Big tech stocks are rallying, including those among the so-called FAANG and FAAMG groups (see list below), but investors are getting increasingly nervous about the prospects for an earnings recession for tech companies, in which their profits would decline this year. Hedge funds have reduced their tech sector allocations to the lowest level since July 2016, per client data compiled by Goldman Sachs, Bloomberg reports. Meanwhile, tech-oriented ETFs have endured four consecutive months of net withdrawals, for a cumulative $8 billion outflow, Bloomberg calculates.
“There seems to be an assumption that the world economy, especially how it has affected tech, is going to be much worse” than the forecasts made by economists, as Tom Plumb, portfolio manager of the Wisconsin-based Plumb Balanced Fund (PLBBX), told Bloomberg. “A company as well managed as Apple [Inc. (AAPL)] would within a month have to significantly reduce expectations--it made people very anxious that it might just be a cliff for all these companies,” he added.

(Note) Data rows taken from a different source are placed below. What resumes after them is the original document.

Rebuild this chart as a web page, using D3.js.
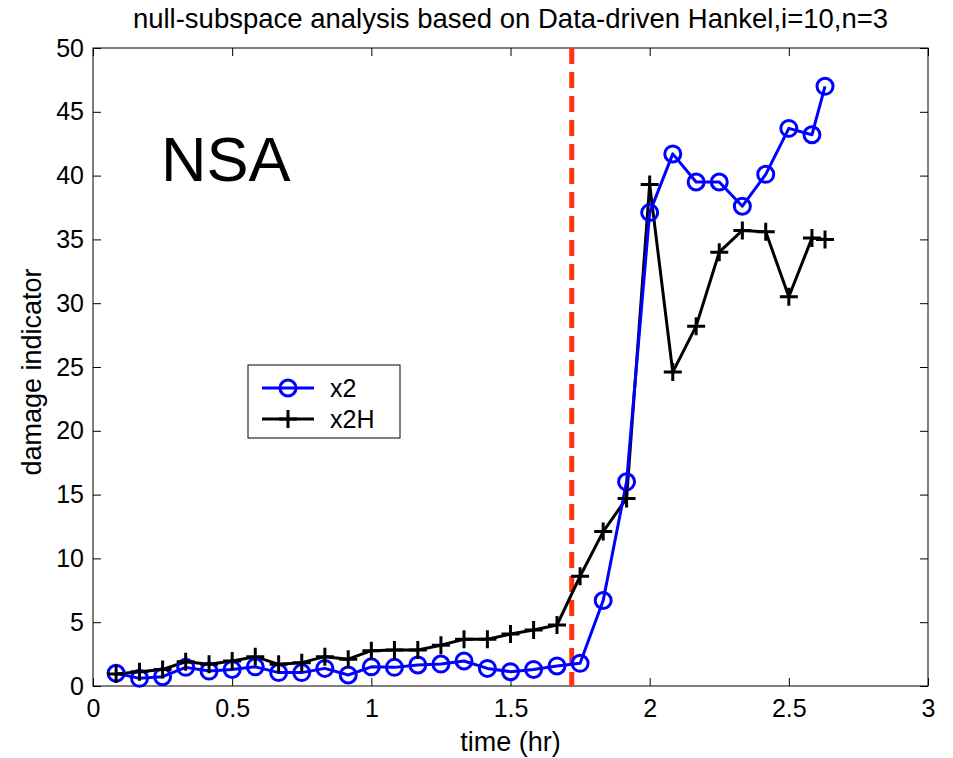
<!DOCTYPE html>
<html>
<head>
<meta charset="utf-8">
<script src="https://cdn.jsdelivr.net/npm/d3@7"></script>
<style>
  body { margin: 0; background: #fff; }
  text { font-family: "Liberation Sans", Arial, sans-serif; }
</style>
</head>
<body>
<div id="chart"></div>
<script>
// time axis (hr): k/12 for k=1..31, plus one last sample
const timeHr = [0.083, 0.167, 0.25, 0.333, 0.417, 0.5, 0.583, 0.667, 0.75, 0.833,
    0.917, 1.0, 1.083, 1.167, 1.25, 1.333, 1.417, 1.5, 1.583, 1.667,
    1.75, 1.833, 1.917, 2.0, 2.083, 2.167, 2.25, 2.333, 2.417, 2.5,
    2.583, 2.63];

const x2 = [1.0, 0.6, 0.73, 1.46, 1.17, 1.3, 1.5, 1.05, 1.05, 1.38,
    0.86, 1.5, 1.46, 1.65, 1.72, 1.96, 1.38, 1.12, 1.3, 1.57,
    1.78, 6.7, 16.0, 37.1, 41.7, 39.5, 39.5, 37.6, 40.1, 43.7,
    43.2, 47.0];

const x2H = [0.95, 1.12, 1.3, 1.9, 1.7, 1.96, 2.3, 1.7, 1.83, 2.3,
    2.1, 2.77, 2.82, 2.82, 3.2, 3.66, 3.66, 4.07, 4.39, 4.78,
    8.6, 12.1, 14.7, 39.3, 24.6, 28.2, 34.0, 35.7, 35.6, 30.5,
    35.1, 35.0];

const xTicks = [0, 0.5, 1, 1.5, 2, 2.5, 3];
const yTicks = [0, 5, 10, 15, 20, 25, 30, 35, 40, 45, 50];
const damageTime = 1.72;

const titleText = "null-subspace analysis based on Data-driven Hankel,i=10,n=3";

const W = 953, H = 758;
const margin = { top: 48, right: 25, bottom: 72, left: 93 };
const width = W - margin.left - margin.right;
const height = H - margin.top - margin.bottom;

const svg = d3.select("#chart").append("svg")
    .attr("width", W)
    .attr("height", H);

const g = svg.append("g")
    .attr("transform", `translate(${margin.left},${margin.top})`);

const x = d3.scaleLinear().domain([0, 3]).range([0, width]);
const y = d3.scaleLinear().domain([0, 50]).range([height, 0]);

// box
g.append("rect")
    .attr("width", width)
    .attr("height", height)
    .attr("fill", "none")
    .attr("stroke", "#000")
    .attr("stroke-width", 1);

// axes with inward ticks (bottom/left labelled, top/right plain)
const tickLen = 8;
g.append("g").attr("transform", `translate(0,${height})`)
    .call(d3.axisBottom(x).tickValues(xTicks).tickSizeInner(-tickLen).tickSizeOuter(0).tickPadding(13)
        .tickFormat(d3.format("")));
g.append("g")
    .call(d3.axisTop(x).tickValues(xTicks).tickSizeInner(-tickLen).tickSizeOuter(0).tickFormat(""));
g.append("g")
    .call(d3.axisLeft(y).tickValues(yTicks).tickSizeInner(-tickLen).tickSizeOuter(0).tickPadding(9));
g.append("g").attr("transform", `translate(${width},0)`)
    .call(d3.axisRight(y).tickValues(yTicks).tickSizeInner(-tickLen).tickSizeOuter(0).tickFormat(""));

g.selectAll(".domain").remove();
g.selectAll(".tick line").attr("stroke", "#000");
g.selectAll(".tick text")
    .attr("fill", "#000")
    .style("font-size", "25px")
    .style("font-family", "'Liberation Sans', Arial, sans-serif");

// damage onset line
g.append("line")
    .attr("x1", x(damageTime)).attr("x2", x(damageTime))
    .attr("y1", 0).attr("y2", height)
    .attr("stroke", "#ff3311")
    .attr("stroke-width", 5)
    .attr("stroke-dasharray", "16,8");

const pts = timeHr.map((t, i) => ({ t: t, a: x2[i], b: x2H[i] }));

// x2H black line with plus markers
g.append("path")
    .datum(pts)
    .attr("fill", "none")
    .attr("stroke", "#000")
    .attr("stroke-width", 3)
    .attr("stroke-linejoin", "round")
    .attr("d", d3.line().x(d => x(d.t)).y(d => y(d.b)));

// x2 blue line with circle markers
g.append("path")
    .datum(pts)
    .attr("fill", "none")
    .attr("stroke", "#0000ff")
    .attr("stroke-width", 3)
    .attr("stroke-linejoin", "round")
    .attr("d", d3.line().x(d => x(d.t)).y(d => y(d.a)));

g.selectAll(".circ")
    .data(pts)
    .join("circle")
    .attr("class", "circ")
    .attr("cx", d => x(d.t))
    .attr("cy", d => y(d.a))
    .attr("r", 8)
    .attr("fill", "none")
    .attr("stroke", "#0000ff")
    .attr("stroke-width", 3);

const plusSize = 9;
g.selectAll(".plus")
    .data(pts)
    .join("path")
    .attr("class", "plus")
    .attr("d", d => {
        const cx = x(d.t), cy = y(d.b);
        return `M${cx - plusSize},${cy}H${cx + plusSize}M${cx},${cy - plusSize}V${cy + plusSize}`;
    })
    .attr("stroke", "#000")
    .attr("stroke-width", 3);

// NSA label
g.append("text")
    .attr("x", 68)
    .attr("y", 133)
    .style("font-size", "63px")
    .text("NSA");

// title
svg.append("text")
    .attr("x", margin.left + width / 2)
    .attr("y", 28)
    .attr("text-anchor", "middle")
    .style("font-size", "27.5px")
    .text(titleText);

// axis labels
svg.append("text")
    .attr("x", margin.left + width / 2 + 0)
    .attr("y", 751)
    .attr("text-anchor", "middle")
    .style("font-size", "27px")
    .text("time (hr)");

svg.append("text")
    .attr("transform", `translate(41,372) rotate(-90)`)
    .attr("text-anchor", "middle")
    .style("font-size", "27px")
    .text("damage indicator");

// legend
const legend = svg.append("g").attr("transform", "translate(248,365)");
legend.append("rect")
    .attr("width", 152).attr("height", 73)
    .attr("fill", "#fff").attr("stroke", "#000").attr("stroke-width", 1);

const legendItems = [
    { label: "x2", color: "#0000ff", marker: "circle", y: 23 },
    { label: "x2H", color: "#000", marker: "plus", y: 54 }
];
legendItems.forEach(it => {
    legend.append("line")
        .attr("x1", 14).attr("x2", 66)
        .attr("y1", it.y).attr("y2", it.y)
        .attr("stroke", it.color).attr("stroke-width", 3);
    if (it.marker === "circle") {
        legend.append("circle")
            .attr("cx", 40).attr("cy", it.y).attr("r", 8)
            .attr("fill", "none").attr("stroke", it.color).attr("stroke-width", 3);
    } else {
        legend.append("path")
            .attr("d", `M${40 - plusSize},${it.y}H${40 + plusSize}M40,${it.y - plusSize}V${it.y + plusSize}`)
            .attr("stroke", it.color).attr("stroke-width", 3);
    }
    legend.append("text")
        .attr("x", 82).attr("y", it.y + 9)
        .style("font-size", "25px")
        .text(it.label);
});
</script>
</body>
</html>
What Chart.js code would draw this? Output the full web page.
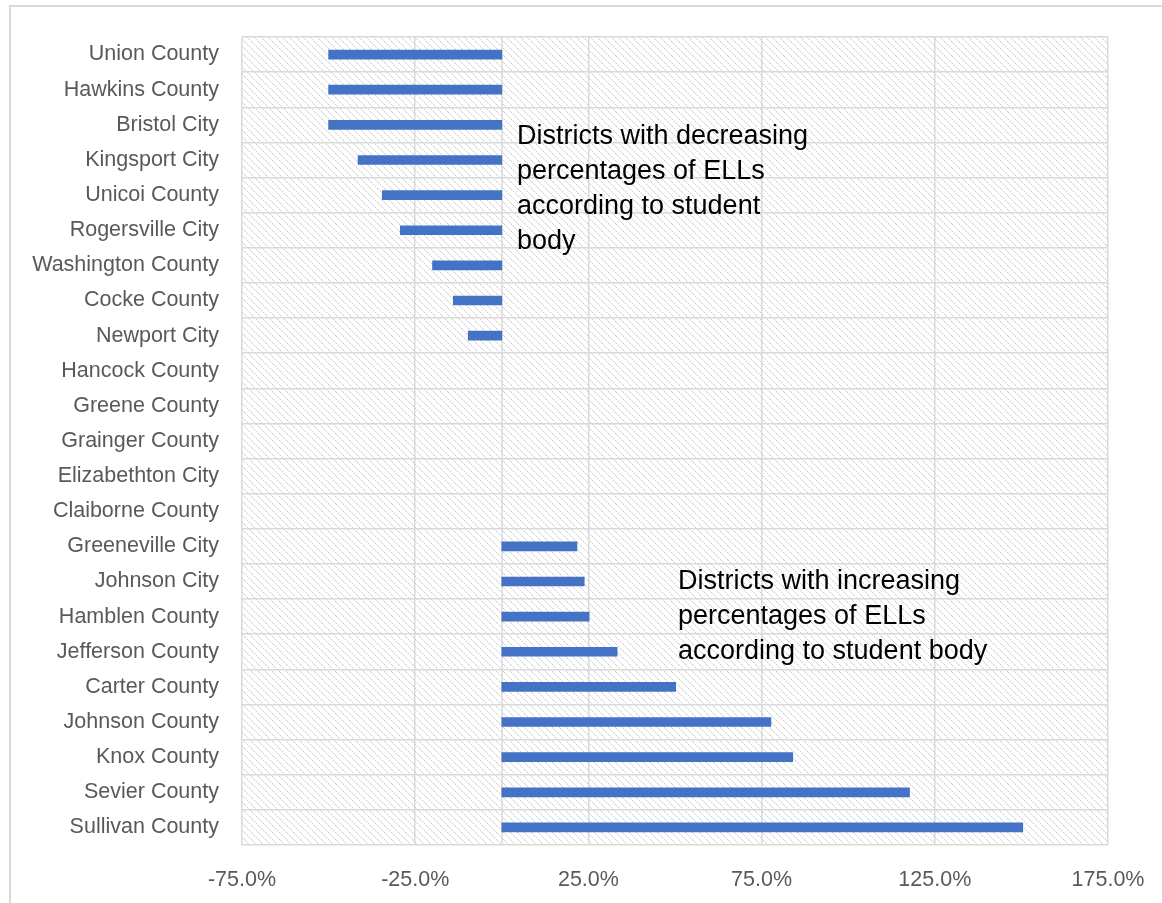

Riding High, But for How Long?
(YTD Performance Through Jan. 28, 2019)
- Netflix Inc. (NFLX): +25.4%
- Facebook inc. (FB): +12.5%
- Amazon.com Inc. (AMZN): +9.0%
- Microsoft Corp. (MSFT): +3.5%
- Alphabet Inc. (GOOGL): +3.3%
- Apple: -0.9%
- Nasdaq 100 Index (NDX): +5.8%
- S&P 500 Index (SPX): +5.5%
Source: Yahoo Finance
Significance for Investors
The gloomy outlook for tech is growing despite expectations that the S&P 500 Index as a whole will enjoy higher earnings in 2019, though with a smaller year-over-year (YOY) growth rate than that seen in 2018. It also runs contrary to analyses that cite tech as likely to enjoy secular growth regardless of general economic ups and downs.
The current earnings reporting season is expected to show tech sector earnings growing at a slower pace than for the entire S&P 500, and for the second straight quarter, Bloomberg notes. Worse yet, the report adds, the consensus among analysts is that tech will suffer YOY earnings declines in the first two quarters of 2019, and perhaps later on as well.
Today's skepticism about tech represents a significant reversal from the situation in 2018, when there was widespread concern about overcrowded investments in the sector, especially in a few of the most popular names such as the FAANG and FAAMG stocks. Indeed, investors have been rotating out of tech and into defensive stocks for several months.
More recently, investors have been building up their cash balances at the fastest pace since the financial crisis of 2008, The Wall Street Journal reports. At the same time, while they remain generally bullish about the economy and stocks in 2019, Goldman Sachs recommends that investors reduce risk by building up their cash reserves even further.
Meanwhile, tech is notably absent from the sectors that are expected to lead the market going forward, per a report from Morgan Stanley. Tech also is not among the sectors that are most compelling on the basis of valuations, per Bank of America Merrill Lynch. By contrast, tech still offers "strong idiosyncratic growth and limited dependence on the path of economic activity," according to another Goldman Sachs report.
It may be premature to conclude that the glory days for big tech stocks are over, but is apparent that investors have become much more cautious about the sector. It remains to be seen whether his suggests that bargains now exist in tech stocks, or whether a longer-term decline is underway.